▶ _THE PROBLEM_
Repeat only the lines from the one containing "Output the Python" through the one containing "y_ticks = [0, 5, 10, 15, 20, 25, 30, 35]", exactly as written, both ends included.
-- start DATASET CONTENT --
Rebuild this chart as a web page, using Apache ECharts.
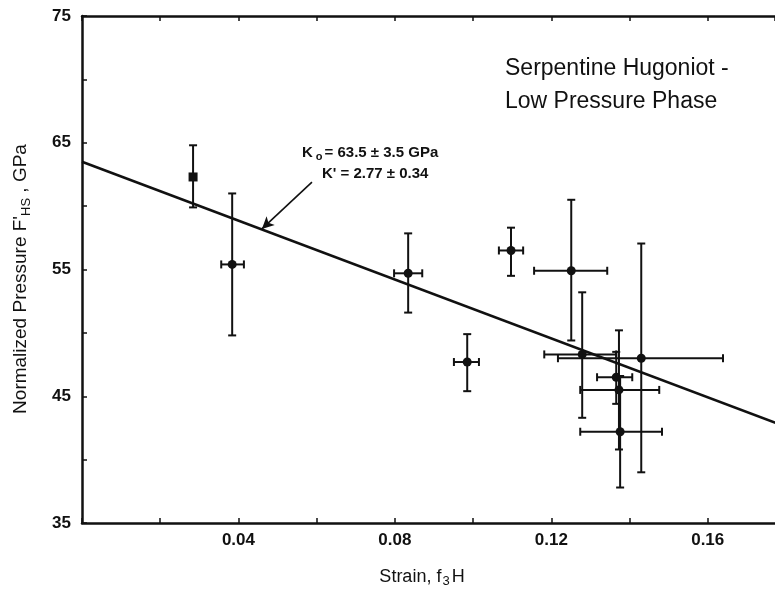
-- end DATASET CONTENT --
-- start DATASET CONTENT --
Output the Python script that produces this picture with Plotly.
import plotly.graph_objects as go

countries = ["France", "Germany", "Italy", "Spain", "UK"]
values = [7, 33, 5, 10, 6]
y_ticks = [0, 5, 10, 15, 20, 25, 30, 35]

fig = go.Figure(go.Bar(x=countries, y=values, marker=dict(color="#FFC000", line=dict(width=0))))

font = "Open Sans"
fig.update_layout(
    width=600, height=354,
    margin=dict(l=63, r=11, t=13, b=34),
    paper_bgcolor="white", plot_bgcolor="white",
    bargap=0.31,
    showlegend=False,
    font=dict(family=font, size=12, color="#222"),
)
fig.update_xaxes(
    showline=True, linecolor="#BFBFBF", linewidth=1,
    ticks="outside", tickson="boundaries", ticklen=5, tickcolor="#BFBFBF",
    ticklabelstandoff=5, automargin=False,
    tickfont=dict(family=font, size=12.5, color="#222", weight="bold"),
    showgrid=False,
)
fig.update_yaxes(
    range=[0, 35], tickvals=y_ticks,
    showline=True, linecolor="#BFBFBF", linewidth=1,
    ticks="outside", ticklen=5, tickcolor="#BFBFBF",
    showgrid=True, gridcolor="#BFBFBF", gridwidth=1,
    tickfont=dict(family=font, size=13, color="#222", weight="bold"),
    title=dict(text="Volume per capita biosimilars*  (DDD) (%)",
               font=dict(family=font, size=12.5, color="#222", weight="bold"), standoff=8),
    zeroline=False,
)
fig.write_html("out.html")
-- end DATASET CONTENT --
▶ _RESPONSE TO THE TASK_
Output the Python script that produces this picture with Plotly.
import plotly.graph_objects as go

countries = ["France", "Germany", "Italy", "Spain", "UK"]
values = [7, 33, 5, 10, 6]
y_ticks = [0, 5, 10, 15, 20, 25, 30, 35]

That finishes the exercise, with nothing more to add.